▶
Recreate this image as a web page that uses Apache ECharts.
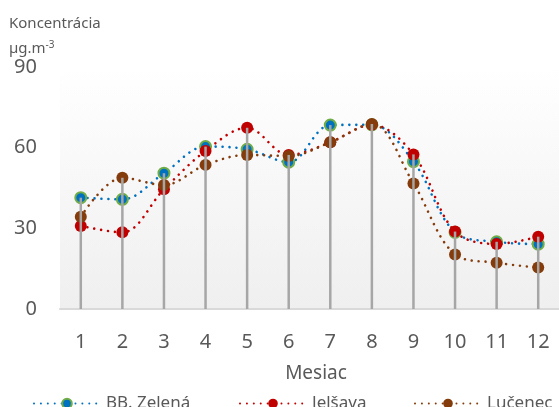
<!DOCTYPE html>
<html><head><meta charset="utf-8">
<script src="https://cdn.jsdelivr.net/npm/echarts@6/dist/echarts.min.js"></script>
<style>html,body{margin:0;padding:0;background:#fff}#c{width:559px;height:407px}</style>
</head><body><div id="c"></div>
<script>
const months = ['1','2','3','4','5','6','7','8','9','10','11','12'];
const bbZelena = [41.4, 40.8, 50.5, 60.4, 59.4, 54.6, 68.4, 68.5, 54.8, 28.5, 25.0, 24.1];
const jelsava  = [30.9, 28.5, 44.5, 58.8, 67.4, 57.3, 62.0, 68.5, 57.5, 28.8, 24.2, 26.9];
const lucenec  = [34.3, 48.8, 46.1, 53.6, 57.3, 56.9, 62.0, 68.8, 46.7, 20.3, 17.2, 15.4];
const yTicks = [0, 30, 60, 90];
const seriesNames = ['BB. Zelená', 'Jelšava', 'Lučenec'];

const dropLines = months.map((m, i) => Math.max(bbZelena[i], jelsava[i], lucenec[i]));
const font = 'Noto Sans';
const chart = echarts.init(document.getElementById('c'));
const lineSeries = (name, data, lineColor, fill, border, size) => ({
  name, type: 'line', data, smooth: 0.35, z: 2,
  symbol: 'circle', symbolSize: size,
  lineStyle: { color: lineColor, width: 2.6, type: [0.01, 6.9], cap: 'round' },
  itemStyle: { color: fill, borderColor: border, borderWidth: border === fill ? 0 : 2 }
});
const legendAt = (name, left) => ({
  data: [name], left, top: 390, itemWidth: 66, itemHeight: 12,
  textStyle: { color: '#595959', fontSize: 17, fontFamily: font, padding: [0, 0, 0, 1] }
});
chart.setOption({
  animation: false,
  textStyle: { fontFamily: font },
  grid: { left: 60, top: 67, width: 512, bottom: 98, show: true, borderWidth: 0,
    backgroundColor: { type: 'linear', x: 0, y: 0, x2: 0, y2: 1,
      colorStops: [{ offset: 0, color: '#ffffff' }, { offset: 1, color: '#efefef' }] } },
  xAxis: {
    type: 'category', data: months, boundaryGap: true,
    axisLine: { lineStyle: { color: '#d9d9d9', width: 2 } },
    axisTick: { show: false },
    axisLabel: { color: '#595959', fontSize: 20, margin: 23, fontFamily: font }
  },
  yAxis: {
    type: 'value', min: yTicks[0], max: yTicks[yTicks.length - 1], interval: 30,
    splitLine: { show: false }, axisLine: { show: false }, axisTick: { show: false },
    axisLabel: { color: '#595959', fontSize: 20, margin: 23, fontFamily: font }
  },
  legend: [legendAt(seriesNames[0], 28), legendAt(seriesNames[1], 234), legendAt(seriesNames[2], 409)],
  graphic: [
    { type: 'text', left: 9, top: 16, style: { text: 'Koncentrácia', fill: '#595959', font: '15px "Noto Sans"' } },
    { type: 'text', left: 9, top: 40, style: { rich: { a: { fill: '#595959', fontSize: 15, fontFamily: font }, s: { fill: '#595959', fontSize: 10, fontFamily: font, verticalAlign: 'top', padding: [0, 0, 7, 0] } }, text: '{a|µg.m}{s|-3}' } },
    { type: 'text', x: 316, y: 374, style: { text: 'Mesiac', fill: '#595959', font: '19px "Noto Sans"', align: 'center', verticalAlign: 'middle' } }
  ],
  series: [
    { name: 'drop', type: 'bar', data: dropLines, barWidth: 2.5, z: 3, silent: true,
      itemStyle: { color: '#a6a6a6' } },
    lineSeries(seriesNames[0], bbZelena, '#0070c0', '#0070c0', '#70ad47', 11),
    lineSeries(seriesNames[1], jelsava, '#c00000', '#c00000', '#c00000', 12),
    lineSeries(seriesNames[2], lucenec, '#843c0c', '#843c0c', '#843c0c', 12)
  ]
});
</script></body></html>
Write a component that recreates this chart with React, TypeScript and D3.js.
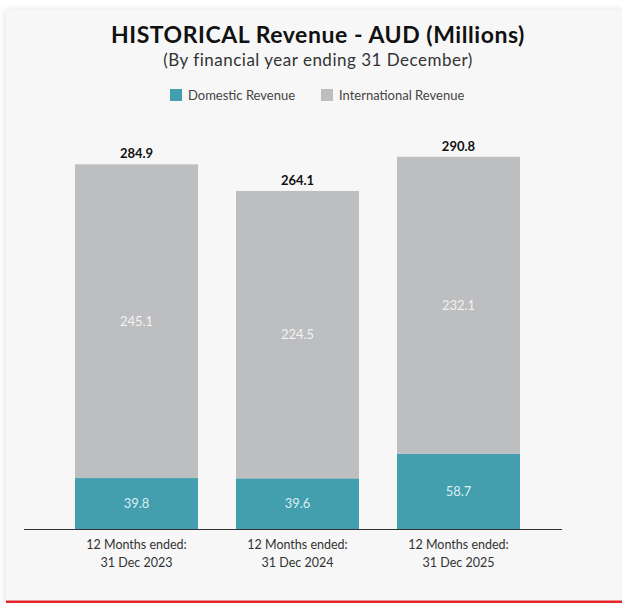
◀
### WRITTEN INSTRUCTION
Can you repeat every record above exactly, apart from the pictures?

### EXERCISE SOLUTION
Recreate this image as a web page that uses Apache ECharts.
<!DOCTYPE html>
<html><head><meta charset="utf-8">
<script src="https://cdn.jsdelivr.net/npm/echarts@6/dist/echarts.min.js"></script>
<style>html,body{margin:0;padding:0;background:#fff}#c{width:559px;height:407px}</style>
</head><body><div id="c"></div>
<script>
const months = ['1','2','3','4','5','6','7','8','9','10','11','12'];
const bbZelena = [41.4, 40.8, 50.5, 60.4, 59.4, 54.6, 68.4, 68.5, 54.8, 28.5, 25.0, 24.1];
const jelsava  = [30.9, 28.5, 44.5, 58.8, 67.4, 57.3, 62.0, 68.5, 57.5, 28.8, 24.2, 26.9];
const lucenec  = [34.3, 48.8, 46.1, 53.6, 57.3, 56.9, 62.0, 68.8, 46.7, 20.3, 17.2, 15.4];
const yTicks = [0, 30, 60, 90];
const seriesNames = ['BB. Zelená', 'Jelšava', 'Lučenec'];

const dropLines = months.map((m, i) => Math.max(bbZelena[i], jelsava[i], lucenec[i]));
const font = 'Noto Sans';
const chart = echarts.init(document.getElementById('c'));
const lineSeries = (name, data, lineColor, fill, border, size) => ({
  name, type: 'line', data, smooth: 0.35, z: 2,
  symbol: 'circle', symbolSize: size,
  lineStyle: { color: lineColor, width: 2.6, type: [0.01, 6.9], cap: 'round' },
  itemStyle: { color: fill, borderColor: border, borderWidth: border === fill ? 0 : 2 }
});
const legendAt = (name, left) => ({
  data: [name], left, top: 390, itemWidth: 66, itemHeight: 12,
  textStyle: { color: '#595959', fontSize: 17, fontFamily: font, padding: [0, 0, 0, 1] }
});
chart.setOption({
  animation: false,
  textStyle: { fontFamily: font },
  grid: { left: 60, top: 67, width: 512, bottom: 98, show: true, borderWidth: 0,
    backgroundColor: { type: 'linear', x: 0, y: 0, x2: 0, y2: 1,
      colorStops: [{ offset: 0, color: '#ffffff' }, { offset: 1, color: '#efefef' }] } },
  xAxis: {
    type: 'category', data: months, boundaryGap: true,
    axisLine: { lineStyle: { color: '#d9d9d9', width: 2 } },
    axisTick: { show: false },
    axisLabel: { color: '#595959', fontSize: 20, margin: 23, fontFamily: font }
  },
  yAxis: {
    type: 'value', min: yTicks[0], max: yTicks[yTicks.length - 1], interval: 30,
    splitLine: { show: false }, axisLine: { show: false }, axisTick: { show: false },
    axisLabel: { color: '#595959', fontSize: 20, margin: 23, fontFamily: font }
  },
  legend: [legendAt(seriesNames[0], 28), legendAt(seriesNames[1], 234), legendAt(seriesNames[2], 409)],
  graphic: [
    { type: 'text', left: 9, top: 16, style: { text: 'Koncentrácia', fill: '#595959', font: '15px "Noto Sans"' } },
    { type: 'text', left: 9, top: 40, style: { rich: { a: { fill: '#595959', fontSize: 15, fontFamily: font }, s: { fill: '#595959', fontSize: 10, fontFamily: font, verticalAlign: 'top', padding: [0, 0, 7, 0] } }, text: '{a|µg.m}{s|-3}' } },
    { type: 'text', x: 316, y: 374, style: { text: 'Mesiac', fill: '#595959', font: '19px "Noto Sans"', align: 'center', verticalAlign: 'middle' } }
  ],
  series: [
    { name: 'drop', type: 'bar', data: dropLines, barWidth: 2.5, z: 3, silent: true,
      itemStyle: { color: '#a6a6a6' } },
    lineSeries(seriesNames[0], bbZelena, '#0070c0', '#0070c0', '#70ad47', 11),
    lineSeries(seriesNames[1], jelsava, '#c00000', '#c00000', '#c00000', 12),
    lineSeries(seriesNames[2], lucenec, '#843c0c', '#843c0c', '#843c0c', 12)
  ]
});
</script></body></html>
Write a component that recreates this chart with React, TypeScript and D3.js.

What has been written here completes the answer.